Но жизнь в Петербурге омрачилась на этот раз неожиданными, однако, как выяснилось, неизбежными столкновениями внутри редакции «Современника». Тургенев чувствовал, что его авторитет подвергают сомнению молодые члены редакции, с недавних пор занявшие в журнале руководящие посты. К его советам и рекомендациям Чернышевский и Добролюбов относились критически. Так, предложение опубликовать в журнале переводы деревенских рассказов немецкого писателя Бертольда Ауэрбаха было отклонено Чернышевским, который назвал прославленного во всей Европе автора «пресным и скучным жеманником» и фразером.
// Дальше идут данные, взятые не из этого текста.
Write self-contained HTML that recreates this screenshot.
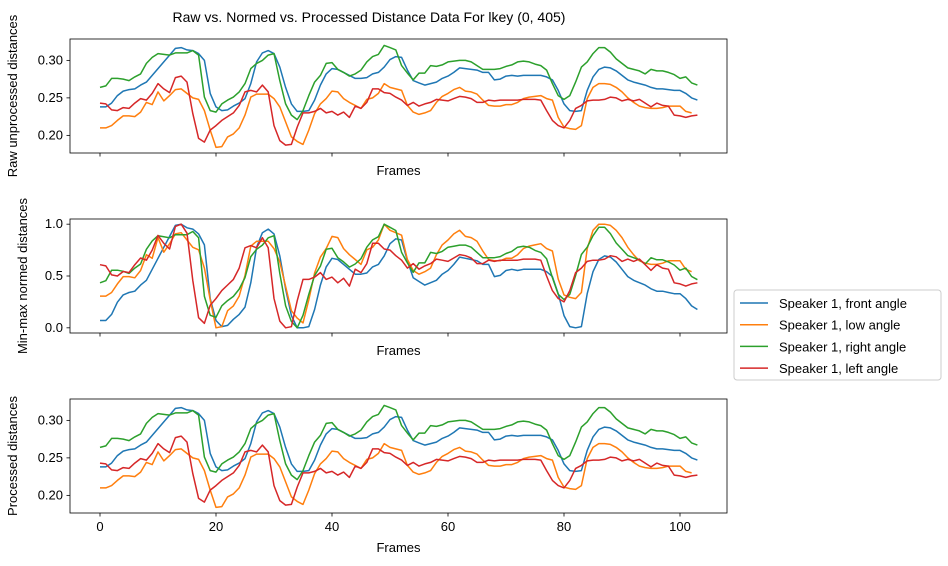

Тургенев несколько раз пытался убедить Чернышевского, что он не прав, спорил, раздражался, но все оказалось безуспешным.
На одном из литературных обедов у Некрасова Тургенев рекомендовал к публикации драму Л. А. Мея «Псковитянка» и предложил прочесть ее членам редакции. Он расположился в зале на диване, все расселись вокруг, готовясь слушать. Один Чернышевский демонстративно удалился в противоположный угол зала с равнодушным и отсутствующим видом. Прочитав первый акт, Тургенев попросил слушателей высказать свое мнение. Начались похвалы и восторги, но когда одобрительный говор стал утихать, Чернышевский заявил со своего отдаленного места: «Иван Сергеевич, это скучная и совершенно бездарная вещь, печатать ее в «Современнике» не стоит!» Так спокойно, публично, при всем литературном ареопаге была нанесена пощечина эстетическому вкусу и общественному чутью лучшего писателя России. Тургенев пытался защитить свое мнение, но натолкнулся на холодный, логически взвешенный и доказательный отпор.
Тургенев не мог не чувствовать, что и Некрасов с некоторых пор к нему уже не прислушивается, что мнения его, рекомендации перестали быть авторитетными для редактора «Современника». Назревал решительный и неприятный разговор о направлении журнала, круто изменившемся с приходом в него Чернышевского и Добролюбова. Тургенев постоянно прочитывал «Современник» от корки и до корки, считал его в какой-то мере и своим литературным детищем, ревниво следил за всем, что в нем печаталось. Давно ли Некрасов предлагал ему взять в свои руки «хромающий», по его словам, журнал? Давно ли Чернышевский писал Тургеневу в Италию восторженные письма? «Мое кровное убеждение: кто осмеливается сказать против Вас, как человека, хотя одно слово, тот должен быть покрыт нравственным позором, как человек, решившийся на гнусную клевету... Оскорбить Вас! — да это значит оскорбить нашу литературу!.. Вы не какой-нибудь Островский или Толстой, — Вы наша честь». Правда, и тогда в преувеличенно лестных словах Чернышевского что-то настораживало. Раньше Тургенев не давал себе отчета, что именно, а теперь начинал понимать: умный, хитрый Чернышевский, превознося его талант свыше всякой меры, пытался настроить Тургенева против его собственных либеральных друзей, общественные взгляды которых этот невский Даниил в грош не ставил. «Флюгера, флюгера, и Ваш Боткин первый и самый вертящийся из этих флюгеров. — он хуже Панаева — трус, и больше нежели трус — жалчайшая баба». «Вы по доброте Вашей слишком снисходительно слушаете всех этих гг. Боткиных с братиею. Они были хороши, пока их держал в ежовых рукавицах Белинский, — умны, пока он набивал им головы своими мыслями. Теперь они выдохлись и, начав «глаголати от похотей чрева своего», оказались тупицами. Они прекрасные люди, но в делах искусства или в другом чем-нибудь подобном не смыслят ни на грош... По-моему, уж лучше Аполлон Григорьев — он сумасшедший, но все же человек (положим, без вкуса), а не помойная яма».
Передергивало Тургенева от такой неслыханной в его кругу резкости. А вот теперь и до него Чернышевский добирается, сомневаясь в его способности ценить искусство. На одном из вечеров только что основанного Дружининым с живейшим участием Тургенева Литературного фонда, встретившись с Чернышевским, Тургенев с грустной иронией посетовал: «Ну, Николай Гаврилович, вы, конечно, змея да, слава богу, простая, а вот Добролюбов — змея очковая!»